The question of who occupies Downing Street on Friday might appear a foregone conclusion, but after a bruising election campaign the battle of the opinion polls will not be decided until all the votes have been counted.
“This election is as much a test for the pollsters as it is for the parties,” Philip Cowley, a reader in politics at the University of Nottingham, said on Friday.
This test of the pollsters should help to settle a long-running argument over rival methodologies. The three leading and longest established pollsters ICM, Mori and NOP are at odds with two newer firms, YouGov and BPIX, who conduct surveys over the internet rather than using phone or face-to-face interviews.
Some of the messages from the polls are clear. For one thing, Labour's popularity is well down on 2001. Not one of the nearly 50 opinion polls carried out since the election was called giving Labour a 35 to 42 per cent share of the vote shows it exceeding its 42 per cent result in the 2001 election.
In contrast, the Conservative share is ranging between 29 and 37 per cent in the polls, compared with a 33 per cent share of the vote in 2001. The Lib Dems' share has firmed a little, ranging in the polls from 18 to 24 per cent compared with its 19 per cent result in 2001.
Apart from these trends, the outstanding feature of the polls is the clear gap that has persisted between the YouGov and BPIX results and the rest. The internet polls increase the Tory vote and reduce Labour's, giving an average gap of 2 percentage points between Labour and the Conservatives, compared with the 7-point gap in the other polls.
The 8 to 10-point leads reported recently by some of the traditional pollsters should mean another landslide win for Tony Blair.
If claims by both main parties that the fight is much closer than these headline figures suggest prove to be correct, the traditional firms will have some explaining to do. According to Mr Cowley: “If, come election night, Labour are a point ahead or even-stevens, it's a disaster for the pollsters.”
It would not be the first time the pollsters have proved to be a fallible guide to election results.
Most opinion polls in the past three general elections overstated Labour's lead. In 2001, the leading three traditional pollsters got the Labour lead over the Conservatives wrong by an average of more than 5 percentage points.
The pollsters have tried to correct for the tendency to over-egg Labour's lead in this campaign. The principal problem is that Labour supporters are less likely to vote than Tory supporters a differential turnout that can be exacerbated by the polls themselves.

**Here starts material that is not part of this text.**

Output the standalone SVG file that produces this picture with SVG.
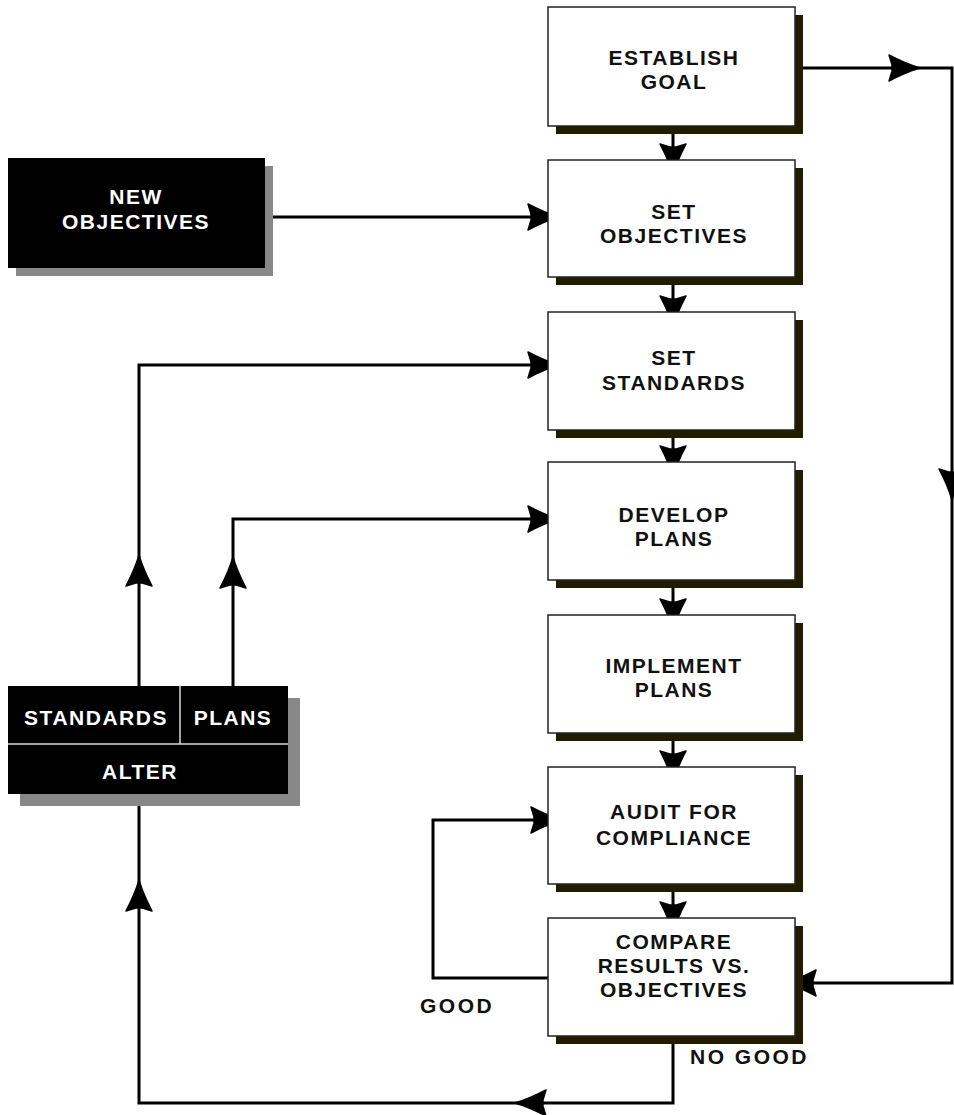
<svg xmlns="http://www.w3.org/2000/svg" xmlns:xlink="http://www.w3.org/1999/xlink" width="954" height="1115" viewBox="0 0 954 1115">
<style>
.box{fill:#fff;stroke:#222;stroke-width:1.5}
.sh{fill:#1f1c00}
.bbox{fill:#000}
.gsh{fill:#888}
.t{font-family:"Liberation Sans",Arial,sans-serif;font-weight:bold;font-size:21px;letter-spacing:1.5px;text-anchor:middle;fill:#111}
.w{fill:#fff}
.lbl{font-family:"Liberation Sans",Arial,sans-serif;font-weight:bold;font-size:21px;letter-spacing:2.5px;fill:#111}
.c{fill:none;stroke:#000;stroke-width:3}
.div{stroke:#d8d8d8;stroke-width:1.5}
</style>
<defs>
<path id="ah" d="M0,0 Q-14,-4 -31,-13 L-27,0 L-31,13 Q-14,4 0,0 Z M0,0 L-28,-9 L-28,9 Z" fill="#000" stroke="#000" stroke-width="1.5" stroke-linejoin="round"/>
</defs>
<rect width="954" height="1115" fill="#fff"/>

<g id="connectors">
<path class="c" d="M673,126 V170"/>
<path class="c" d="M673,277 V322"/>
<path class="c" d="M673,430 V472"/>
<path class="c" d="M673,580 V625"/>
<path class="c" d="M673,733 V777"/>
<path class="c" d="M673,884 V928"/>
<path class="c" d="M265,217 H555"/>
<path class="c" d="M139,686 V365 H555"/>
<path class="c" d="M233,686 V519 H555"/>
<path class="c" d="M548,978 H433 V820 H558"/>
<path class="c" d="M795,68 H952 V983 H790"/>
<path class="c" d="M673,1036 V1103 H139 V794"/>
<use xlink:href="#ah" transform="translate(673,175) rotate(90)"/>
<use xlink:href="#ah" transform="translate(673,327) rotate(90)"/>
<use xlink:href="#ah" transform="translate(673,477) rotate(90)"/>
<use xlink:href="#ah" transform="translate(673,630) rotate(90)"/>
<use xlink:href="#ah" transform="translate(673,782) rotate(90)"/>
<use xlink:href="#ah" transform="translate(673,933) rotate(90)"/>
<use xlink:href="#ah" transform="translate(559,217)"/>
<use xlink:href="#ah" transform="translate(559,365)"/>
<use xlink:href="#ah" transform="translate(559,519)"/>
<use xlink:href="#ah" transform="translate(562,820)"/>
<use xlink:href="#ah" transform="translate(920,68)"/>
<use xlink:href="#ah" transform="translate(952,500) rotate(90)"/>
<use xlink:href="#ah" transform="translate(785,983) rotate(180)"/>
<use xlink:href="#ah" transform="translate(515,1103) rotate(180)"/>
<use xlink:href="#ah" transform="translate(139,880) rotate(-90)"/>
<use xlink:href="#ah" transform="translate(139,555) rotate(-90)"/>
<use xlink:href="#ah" transform="translate(233,557) rotate(-90)"/>
</g>

<g id="establish-goal">
<rect class="sh" x="556" y="15" width="247" height="119"/>
<rect class="box" x="548" y="7" width="247" height="119"/>
<text class="t" x="674" y="65">ESTABLISH</text>
<text class="t" x="674" y="89">GOAL</text>
</g>

<g id="set-objectives">
<rect class="sh" x="556" y="168" width="247" height="117"/>
<rect class="box" x="548" y="160" width="247" height="117"/>
<text class="t" x="674" y="219">SET</text>
<text class="t" x="674" y="243">OBJECTIVES</text>
</g>

<g id="set-standards">
<rect class="sh" x="556" y="320" width="247" height="118"/>
<rect class="box" x="548" y="312" width="247" height="118"/>
<text class="t" x="674" y="365">SET</text>
<text class="t" x="674" y="390">STANDARDS</text>
</g>

<g id="develop-plans">
<rect class="sh" x="556" y="470" width="247" height="118"/>
<rect class="box" x="548" y="462" width="247" height="118"/>
<text class="t" x="674" y="522">DEVELOP</text>
<text class="t" x="674" y="546">PLANS</text>
</g>

<g id="implement-plans">
<rect class="sh" x="556" y="623" width="247" height="118"/>
<rect class="box" x="548" y="615" width="247" height="118"/>
<text class="t" x="674" y="673">IMPLEMENT</text>
<text class="t" x="674" y="697">PLANS</text>
</g>

<g id="audit">
<rect class="sh" x="556" y="775" width="247" height="117"/>
<rect class="box" x="548" y="767" width="247" height="117"/>
<text class="t" x="674" y="819">AUDIT FOR</text>
<text class="t" x="674" y="845">COMPLIANCE</text>
</g>

<g id="compare">
<rect class="sh" x="556" y="926" width="247" height="118"/>
<rect class="box" x="548" y="918" width="247" height="118"/>
<text class="t" x="674" y="949">COMPARE</text>
<text class="t" x="674" y="973">RESULTS VS.</text>
<text class="t" x="674" y="997">OBJECTIVES</text>
</g>

<g id="new-objectives">
<rect class="gsh" x="16" y="166" width="257" height="110"/>
<rect class="bbox" x="8" y="158" width="257" height="110"/>
<text class="t w" x="136" y="204">NEW</text>
<text class="t w" x="136" y="229">OBJECTIVES</text>
</g>

<g id="alter">
<rect class="gsh" x="20" y="698" width="280" height="108"/>
<rect class="bbox" x="8" y="686" width="280" height="108"/>
<line class="div" x1="8" y1="744" x2="288" y2="744"/>
<line class="div" x1="180" y1="686" x2="180" y2="744"/>
<text class="t w" x="96" y="725">STANDARDS</text>
<text class="t w" x="233" y="725">PLANS</text>
<text class="t w" x="140" y="779">ALTER</text>
</g>

<g id="labels">
<text class="lbl" x="420" y="1013">GOOD</text>
<text class="lbl" x="690" y="1064">NO GOOD</text>
</g>
</svg>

Surveys suggesting that the election is a foregone conclusion may induce some Labour voters to stay at home, through apathy or the desire to curb the size of Tony Blair's majority.
“It's been widely suggested polls can have an impact on turnout. The fact that in 2001 people were being told it was all over bar the shouting may have helped to depress the turnout,” said John Curtice, professor of politics at Strathclyde University.
Polling organisations are trying to prevent a repetition this time by changing how they crunch the numbers. Roger Mortimore, senior political analyst at Mori, said: “The big reason why we were overstating Labour in 2001 is we weren't trying to adjust for turnout.”
Mori now sieves the 1,000 or 2,000 people it has questioned to exclude people who say they are not certain to vote from the headline figures. Many other leading pollsters also sieve or weight their sample by likelihood of voting.
This is not the only statistical juggling that affects the final figures. Samples are weighted by age, gender, social class and region to match the country's demographic profile. YouGov also weights by newspaper readership. Some pollsters further tweak the numbers according to how interviewees say they voted last time.
So, divergent headline figures may in part be a result of not comparing like with like. There is also the statistical fact that all the surveys have a margin of error, typically plus or minus 2 to 4 points. The odds suggest that one in 20 surveys will be a “rogue poll” with unrepresentative findings.
Prior to Thursday night's slew of polls, the leading firms showed a Labour lead of between 2 and 13 percentage points and they cannot all be right. But the risks of attaching too much significance to absolute survey results does not make them worthless. The trend of the polls is usually right. What is more, the underlying data for this campaign support the headline figures.
With hindsight, many 1992 polls' prediction of a Labour victory did not tally with all the data. The surveys suggested voters preferred John Major to Neil Kinnock as a leader and liked the Tory policies. This time, Tony Blair is consistently seen as the best prime minister and Labour is rated as best on all the big issues that matter to voters, bar immigration.
The polls may have swung around a fair bit during the campaign but none of them suggests Mr Blair will be kicked out of Downing Street.